Search code examples
pythontensorflowmax-poolingspatial-pooling

How to do tensorflow segment_max in high dimension


I want to be able to call tensorflow's tf.math.unsorted_segment_max on a data tensor that is of size [N, s, K]. N is the number of channels and K is the number of filters/feature maps. s is the size of one-channel data sample. I have segment_ids in the size of s. For example, let's say my sample size is s=6, and that I want to do a max over two elements (as if doing the usual max pooling, so on the second, s-dimension of the whole data tensor). Then my segment_ids equals to [0,0,1,1,2,2].

I tried running

tf.math.unsorted_segment_max(data, segment_ids, num_segments)

with extended 0 and 2 dimensions for the segment_ids, but since the segment ids are then repeated, the result is of course of size [3] instead of [N,3,K] as I would like.

So my question is, how to construct a proper segment_ids tensor, to achieve what I want? I.e. to have segment max done based on the original s-sized segment_ids tensor, but in each dimension separately?

Basically, going back to the example, given the 1D segment id list seg_id=[0,0,1,1,2,2], I would like to construct something like a segment_ids tensor for which:

segment_ids[i,:,j] = seg_id + num_segments*(i*K + j) 

So that when calling the tf.math.(unsorted_)segment_max with this tensor as segment ids, I will get a result of size [N, 3, K], with the same effect as if one would run the segment_max for each data[x,:,y] separately and stack the results appropriately.

Any way of doing this is okay, as long as it works with tensorflow. I would guess a combination of tf.tile, tf.reshape or tf.concat should do the trick but I can't figure out how, in what order. Also, is there a more straightforward way to do it? Without the need of adjusting the segment_ids during each "pooling" step?


Solution

  • I think you can achieve what you want with tf.nn.pool:

    import tensorflow as tf
    
    with tf.Graph().as_default(), tf.Session() as sess:
        data = tf.constant([
            [
                [ 1, 12, 13],
                [ 2, 11, 14],
                [ 3, 10, 15],
                [ 4,  9, 16],
                [ 5,  8, 17],
                [ 6,  7, 18],
            ],
            [
                [19, 30, 31],
                [20, 29, 32],
                [21, 28, 33],
                [22, 27, 34],
                [23, 26, 35],
                [24, 25, 36],
            ]], dtype=tf.int32)
        segments = tf.constant([0, 0, 1, 1, 2, 2], dtype=tf.int32)
        pool = tf.nn.pool(data, [2], 'MAX', 'VALID', strides=[2])
        print(sess.run(pool))
    

    Output:

    [[[ 2 12 14]
      [ 4 10 16]
      [ 6  8 18]]
    
     [[20 30 32]
      [22 28 34]
      [24 26 36]]]
    

    If you really want to us tf.unsorted_segment_max, you can do it as you suggest in your own answer.
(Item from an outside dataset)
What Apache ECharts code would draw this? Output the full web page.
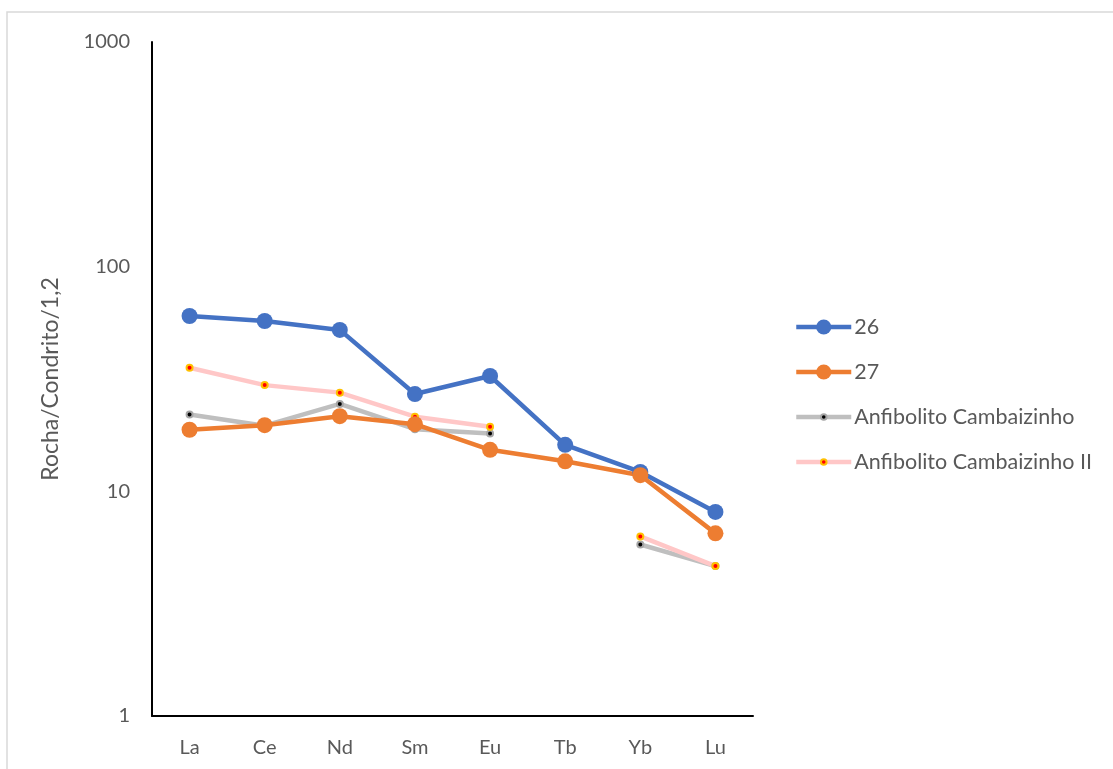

Here is an equivalent formulation that avoids transposing and includes the final reshaping:

    import tensorflow as tf
    
    with tf.Graph().as_default(), tf.Session() as sess:
        data = ...
        segments = ...
        shape = tf.shape(data)
        n, k = shape[0], shape[2]
        m = tf.reduce_max(segments) + 1
        grid = tf.meshgrid(tf.range(n) * m * k,
                           segments * k,
                           tf.range(k), indexing='ij')
        segment_nd = tf.add_n(grid)
        segmented = tf.unsorted_segment_max(data, segment_nd, n * m * k)
        result = tf.reshape(segmented, [n, m, k])
        print(sess.run(result))
        # Same output
    

    Both methods should work fine in a neural network in terms of back-propagation.

    EDIT: In terms of performance, pooling seems to be more scalable than the segmented sum (as one would expect):

    import tensorflow as tf
    import numpy as np
    
    def method_pool(data, window):
        return tf.nn.pool(data, [window], 'MAX', 'VALID', strides=[window])
    
    def method_segment(data, window):
        shape = tf.shape(data)
        n, s, k = shape[0], shape[1], shape[2]
        segments = tf.range(s) // window
        m = tf.reduce_max(segments) + 1
        grid = tf.meshgrid(tf.range(n) * m * k,
                           segments * k,
                           tf.range(k), indexing='ij')
        segment_nd = tf.add_n(grid)
        segmented = tf.unsorted_segment_max(data, segment_nd, n * m * k)
        return tf.reshape(segmented, [n, m, k])
    
    np.random.seed(100)
    rand_data = np.random.rand(300, 500, 100)
    window = 10
    with tf.Graph().as_default(), tf.Session() as sess:
        data = tf.constant(rand_data, dtype=tf.float32)
        res_pool = method_pool(data, n)
        res_segment = method_segment(data, n)
        print(np.allclose(*sess.run([res_pool, res_segment])))
        # True
        %timeit sess.run(res_pool)
        # 2.56 ms ± 80.8 µs per loop (mean ± std. dev. of 7 runs, 1 loop each)
        %timeit sess.run(res_segment)
        # 514 ms ± 6.29 ms per loop (mean ± std. dev. of 7 runs, 1 loop each)